Толстой един, и два его искусства в его даре и совести едины, хоть и два их все‑таки, а не одно (к чему я еще вернусь), но у нас лишь первое, самое явное ценили, другого не замечали, как не замечали никакого те, кто в Толстом видели учителя. Итальянцы, испанцы, французы, англичане, если бы стали перечислять величайших своих писателей, без сомнения, назвали бы больше мастеров слова, чем волшебников вымысла, а немцам известно, что у них и во второй половине прошлого века значительнее не было писателя, чем Ницше, который романов не писал. Наша литература поздно началась, в век романа возмужала; оттого романистами и оказались величайшие наши писатели, а искусство стихотворного слова и пышней, и намного раньше у нас расцвело, чем искусство слова без стихов. Намечалась тут, несомненно, в начале нового века перемена; последствия запоздания были бы постепенно изжиты; если бы не водворилось у подножья нашего Парнаса закорузлое, на шестидесятнических началах Московское царство, где словесного приказа дьяки все писательское дело сводят к обмундированию типических действующих лиц. Называется это у них созданием «образов», но мне, увы, напоминает седую старину, когда, согнувшись над партой, писал я плохим учителям «сочинения» на заданные ими темы: «Хорь и Калиныч, два типа крестьян у Тургенева» и «Казаки в изображении Гоголя и Льва Толстого».

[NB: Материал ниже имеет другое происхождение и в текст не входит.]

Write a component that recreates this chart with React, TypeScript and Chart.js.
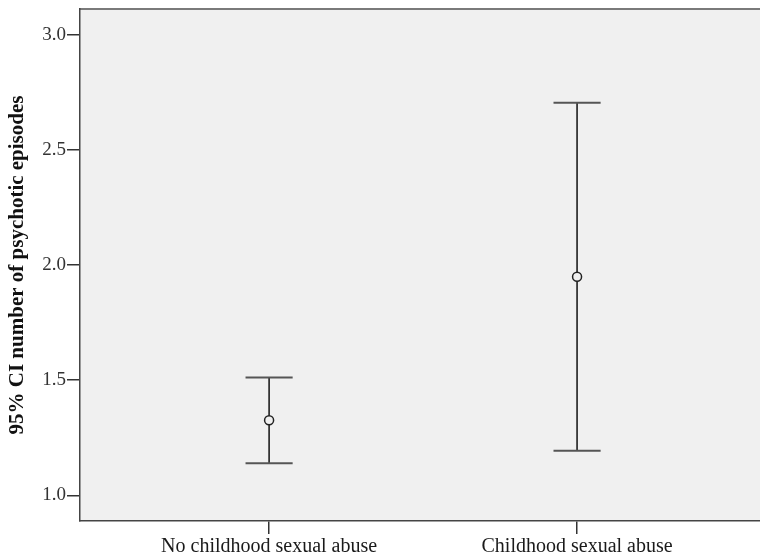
import React, { useEffect, useRef } from "react";
import { Chart, registerables } from "chart.js";

Chart.register(...registerables);

const categories = ["No childhood sexual abuse", "Childhood sexual abuse"];
const means = [1.326, 1.949];
const lowerCI = [1.14, 1.194];
const upperCI = [1.512, 2.704];
const yTicks = [1.0, 1.5, 2.0, 2.5, 3.0];

const SERIF = "'Liberation Serif', 'Times New Roman', serif";
const PLOT_BG = "#f0f0f0";

// Light grey panel behind the plot plus the top frame line
const panelPlugin = {
  id: "panel",
  beforeDraw(chart: any) {
    const { ctx, chartArea: a } = chart;
    ctx.save();
    ctx.fillStyle = PLOT_BG;
    ctx.fillRect(a.left, a.top, a.right - a.left, a.bottom - a.top);
    ctx.strokeStyle = "#7a7a7a";
    ctx.lineWidth = 2;
    ctx.beginPath();
    ctx.moveTo(a.left, a.top);
    ctx.lineTo(a.right, a.top);
    ctx.stroke();
    ctx.restore();
  },
};

// Whiskers with caps for the 95% confidence intervals
const errorBarPlugin = {
  id: "errorBars",
  beforeDatasetsDraw(chart: any) {
    const { ctx, scales } = chart;
    const xs = scales.x;
    const ys = scales.y;
    const capHalf = 0.0765;
    ctx.save();
    categories.forEach((_, i) => {
      const xv = i + 1;
      const x = xs.getPixelForValue(xv);
      const yLo = ys.getPixelForValue(lowerCI[i]);
      const yHi = ys.getPixelForValue(upperCI[i]);
      ctx.strokeStyle = "#111";
      ctx.lineWidth = 1.5;
      ctx.beginPath();
      ctx.moveTo(x, yHi);
      ctx.lineTo(x, yLo);
      ctx.stroke();
      ctx.strokeStyle = "#555";
      ctx.lineWidth = 2;
      const xl = xs.getPixelForValue(xv - capHalf);
      const xr = xs.getPixelForValue(xv + capHalf);
      ctx.beginPath();
      ctx.moveTo(xl, yHi);
      ctx.lineTo(xr, yHi);
      ctx.moveTo(xl, yLo);
      ctx.lineTo(xr, yLo);
      ctx.stroke();
    });
    ctx.restore();
  },
};

export default function App() {
  const canvasRef = useRef<HTMLCanvasElement | null>(null);

  useEffect(() => {
    if (!canvasRef.current) return;
    const chart = new Chart(canvasRef.current, {
      type: "scatter",
      data: {
        datasets: [
          {
            data: means.map((m, i) => ({ x: i + 1, y: m })),
            pointStyle: "circle",
            pointRadius: 4.5,
            pointBorderColor: "#222",
            pointBackgroundColor: PLOT_BG,
            pointBorderWidth: 1.5,
          },
        ],
      },
      options: {
        animation: false,
        responsive: false,
        events: [],
        layout: { autoPadding: false, padding: { top: 9, right: 0, left: 0, bottom: 0 } },
        plugins: {
          legend: { display: false },
          tooltip: { enabled: false },
        },
        scales: {
          x: {
            type: "linear",
            min: 0.386,
            max: 2.594,
            afterBuildTicks: (scale: any) => {
              scale.ticks = categories.map((_, i) => ({ value: i + 1 }));
            },
            afterFit: (scale: any) => {
              scale.height = 38;
              scale.paddingLeft = 0;
              scale.paddingRight = 0;
            },
            ticks: {
              autoSkip: false,
              maxRotation: 0,
              padding: 1,
              color: "#1a1a1a",
              font: { family: SERIF, size: 20 },
              callback: (v: any) => categories[Math.round(Number(v)) - 1] ?? "",
            },
            grid: {
              drawOnChartArea: false,
              drawTicks: true,
              tickLength: 13,
              color: "#333",
              lineWidth: 1.5,
            },
            border: { display: true, color: "#444", width: 1.5 },
          },
          y: {
            type: "linear",
            min: 0.889,
            max: 3.111,
            afterBuildTicks: (scale: any) => {
              scale.ticks = yTicks.map((v) => ({ value: v }));
            },
            afterFit: (scale: any) => {
              scale.width = 80;
              scale.paddingTop = 0;
              scale.paddingBottom = 0;
            },
            ticks: {
              padding: 1,
              color: "#333",
              font: { family: SERIF, size: 19 },
              callback: (v: any) => Number(v).toFixed(1),
            },
            grid: {
              drawOnChartArea: false,
              drawTicks: true,
              tickLength: 13,
              color: "#333",
              lineWidth: 1.5,
            },
            border: { display: true, color: "#444", width: 1.5 },
            title: {
              display: true,
              text: "95% CI number of psychotic episodes",
              color: "#111",
              font: { family: SERIF, size: 21, weight: "bold" },
              padding: { top: 5, bottom: 0 },
            },
          },
        },
      },
      plugins: [panelPlugin, errorBarPlugin],
    } as any);
    return () => chart.destroy();
  }, []);

  return (
    <canvas
      ref={canvasRef}
      width={760}
      height={559}
      style={{ position: "absolute", left: 0, top: 0, width: 760, height: 559 }}
    />
  );
}
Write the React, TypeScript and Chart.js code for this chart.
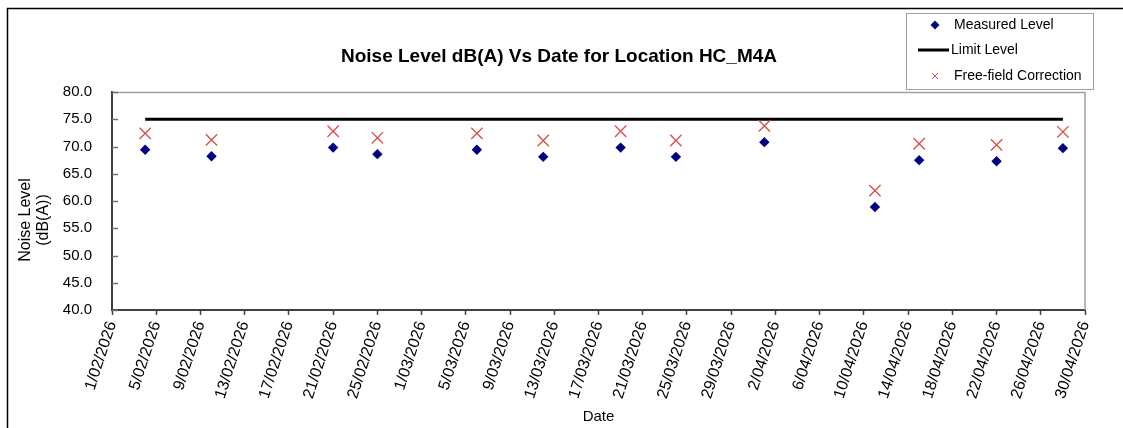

Нужно, однако, сказать, что младенчески–упростительное ограничиваете литературы (не считая стихов) одной «беллетристикой», т. е. вымыслом, да еще и вымысла одним изображением характеров, которому все прочее подчинено, — не единственный, а лишь один из двух противоположных способов затемнять подлинное соотношение двух искусств внутри того, что мы зовем литературой. Заблуждения — обратные заблуждения — на этот счет подсказываются и той мощной эллинистическо–римской, гуманистической (в Италии возрожденной) и еще в недавние годы весьма живой (во Франции больше, чем где‑либо) традицией, отводящей первое место искусству слова.